— BEGIN Input records —

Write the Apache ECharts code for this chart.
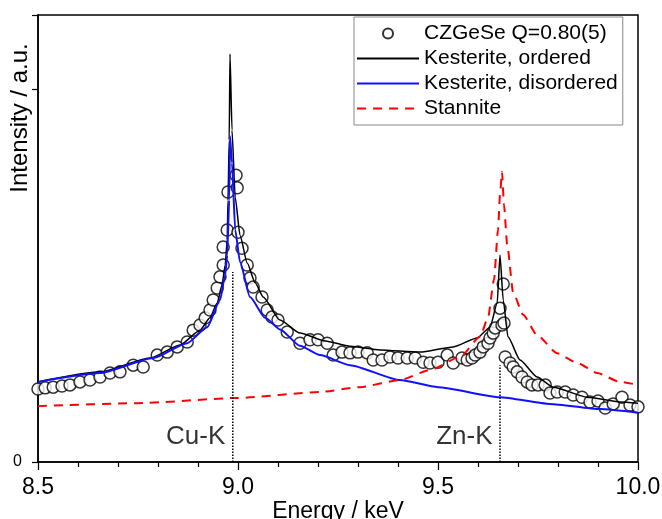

— END Input records —
— BEGIN Input records —

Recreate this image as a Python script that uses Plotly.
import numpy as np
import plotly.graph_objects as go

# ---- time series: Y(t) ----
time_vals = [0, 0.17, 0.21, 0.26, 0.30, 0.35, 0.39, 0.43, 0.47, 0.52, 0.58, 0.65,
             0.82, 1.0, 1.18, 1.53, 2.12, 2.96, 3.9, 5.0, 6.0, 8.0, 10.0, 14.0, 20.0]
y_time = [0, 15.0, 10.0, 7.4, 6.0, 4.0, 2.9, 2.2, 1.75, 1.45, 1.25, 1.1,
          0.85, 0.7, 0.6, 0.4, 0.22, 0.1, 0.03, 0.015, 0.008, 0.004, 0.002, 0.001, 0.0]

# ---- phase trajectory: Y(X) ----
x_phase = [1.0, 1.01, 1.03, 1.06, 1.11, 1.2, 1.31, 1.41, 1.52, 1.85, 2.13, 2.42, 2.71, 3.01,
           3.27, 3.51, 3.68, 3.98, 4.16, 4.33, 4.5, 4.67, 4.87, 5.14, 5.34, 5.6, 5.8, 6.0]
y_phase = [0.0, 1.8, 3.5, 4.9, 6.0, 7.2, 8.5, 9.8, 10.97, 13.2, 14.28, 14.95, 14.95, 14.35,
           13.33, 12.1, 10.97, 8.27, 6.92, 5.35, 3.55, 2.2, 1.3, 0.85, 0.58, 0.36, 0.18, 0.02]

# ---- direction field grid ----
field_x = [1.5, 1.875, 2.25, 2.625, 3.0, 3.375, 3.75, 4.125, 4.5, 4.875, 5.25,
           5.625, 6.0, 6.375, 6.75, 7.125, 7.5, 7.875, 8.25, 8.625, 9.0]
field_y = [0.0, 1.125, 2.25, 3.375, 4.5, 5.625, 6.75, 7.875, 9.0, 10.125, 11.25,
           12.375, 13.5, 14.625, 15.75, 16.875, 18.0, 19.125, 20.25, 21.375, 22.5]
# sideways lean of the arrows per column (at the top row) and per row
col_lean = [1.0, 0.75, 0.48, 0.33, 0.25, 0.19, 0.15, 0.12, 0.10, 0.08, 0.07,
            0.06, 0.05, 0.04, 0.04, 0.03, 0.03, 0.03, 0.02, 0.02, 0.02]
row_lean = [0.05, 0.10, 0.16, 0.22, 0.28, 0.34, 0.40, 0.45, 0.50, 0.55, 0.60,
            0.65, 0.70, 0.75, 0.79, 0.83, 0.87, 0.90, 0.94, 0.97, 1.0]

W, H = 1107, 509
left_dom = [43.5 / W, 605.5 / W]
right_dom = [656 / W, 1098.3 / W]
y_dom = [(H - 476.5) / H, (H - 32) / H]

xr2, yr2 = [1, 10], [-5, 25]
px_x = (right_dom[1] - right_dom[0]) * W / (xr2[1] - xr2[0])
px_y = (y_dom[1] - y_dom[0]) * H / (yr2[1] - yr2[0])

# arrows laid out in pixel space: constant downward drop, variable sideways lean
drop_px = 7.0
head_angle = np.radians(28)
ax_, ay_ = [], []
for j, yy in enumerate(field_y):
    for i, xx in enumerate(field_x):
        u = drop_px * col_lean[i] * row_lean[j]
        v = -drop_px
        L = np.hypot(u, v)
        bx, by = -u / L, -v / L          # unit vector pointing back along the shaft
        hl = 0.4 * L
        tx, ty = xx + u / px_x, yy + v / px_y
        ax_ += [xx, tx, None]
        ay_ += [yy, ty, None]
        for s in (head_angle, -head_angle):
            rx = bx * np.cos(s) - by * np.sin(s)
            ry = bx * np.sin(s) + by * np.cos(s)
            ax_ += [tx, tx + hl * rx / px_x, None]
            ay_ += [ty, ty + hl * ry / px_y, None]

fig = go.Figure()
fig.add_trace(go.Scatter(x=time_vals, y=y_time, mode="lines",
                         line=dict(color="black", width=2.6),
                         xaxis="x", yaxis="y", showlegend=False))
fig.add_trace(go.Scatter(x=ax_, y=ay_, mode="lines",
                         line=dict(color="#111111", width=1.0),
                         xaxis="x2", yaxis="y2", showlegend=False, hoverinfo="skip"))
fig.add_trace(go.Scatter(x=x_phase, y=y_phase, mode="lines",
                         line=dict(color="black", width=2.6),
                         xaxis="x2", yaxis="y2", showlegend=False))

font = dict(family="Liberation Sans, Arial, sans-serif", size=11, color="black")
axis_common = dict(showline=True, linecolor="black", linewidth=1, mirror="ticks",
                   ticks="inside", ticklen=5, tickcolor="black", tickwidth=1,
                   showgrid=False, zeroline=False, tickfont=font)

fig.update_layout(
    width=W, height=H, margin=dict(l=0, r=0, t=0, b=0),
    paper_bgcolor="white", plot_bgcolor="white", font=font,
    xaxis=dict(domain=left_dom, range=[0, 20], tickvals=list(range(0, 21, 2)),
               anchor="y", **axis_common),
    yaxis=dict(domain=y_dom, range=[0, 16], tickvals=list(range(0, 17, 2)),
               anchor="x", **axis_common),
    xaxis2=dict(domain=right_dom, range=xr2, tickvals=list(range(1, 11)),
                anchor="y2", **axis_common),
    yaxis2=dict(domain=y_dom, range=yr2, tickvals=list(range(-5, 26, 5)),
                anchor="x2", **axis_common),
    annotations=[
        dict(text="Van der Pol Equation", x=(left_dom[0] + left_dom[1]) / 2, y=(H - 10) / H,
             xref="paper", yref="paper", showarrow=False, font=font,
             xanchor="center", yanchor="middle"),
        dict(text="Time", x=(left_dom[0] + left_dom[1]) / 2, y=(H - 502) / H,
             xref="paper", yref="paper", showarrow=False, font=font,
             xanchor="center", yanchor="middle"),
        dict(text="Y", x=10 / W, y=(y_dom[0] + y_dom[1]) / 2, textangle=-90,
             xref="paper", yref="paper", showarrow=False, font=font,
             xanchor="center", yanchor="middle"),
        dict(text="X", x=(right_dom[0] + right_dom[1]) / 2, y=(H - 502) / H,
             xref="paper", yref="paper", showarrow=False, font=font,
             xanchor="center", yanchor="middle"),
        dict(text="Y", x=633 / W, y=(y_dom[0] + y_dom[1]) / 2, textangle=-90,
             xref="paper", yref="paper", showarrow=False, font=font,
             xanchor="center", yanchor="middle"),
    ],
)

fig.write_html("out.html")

— END Input records —

What is being asked — Using the listing, collect all lines in which the string "this" is found.

Reply —
Write the Apache ECharts code for this chart.
Recreate this image as a Python script that uses Plotly.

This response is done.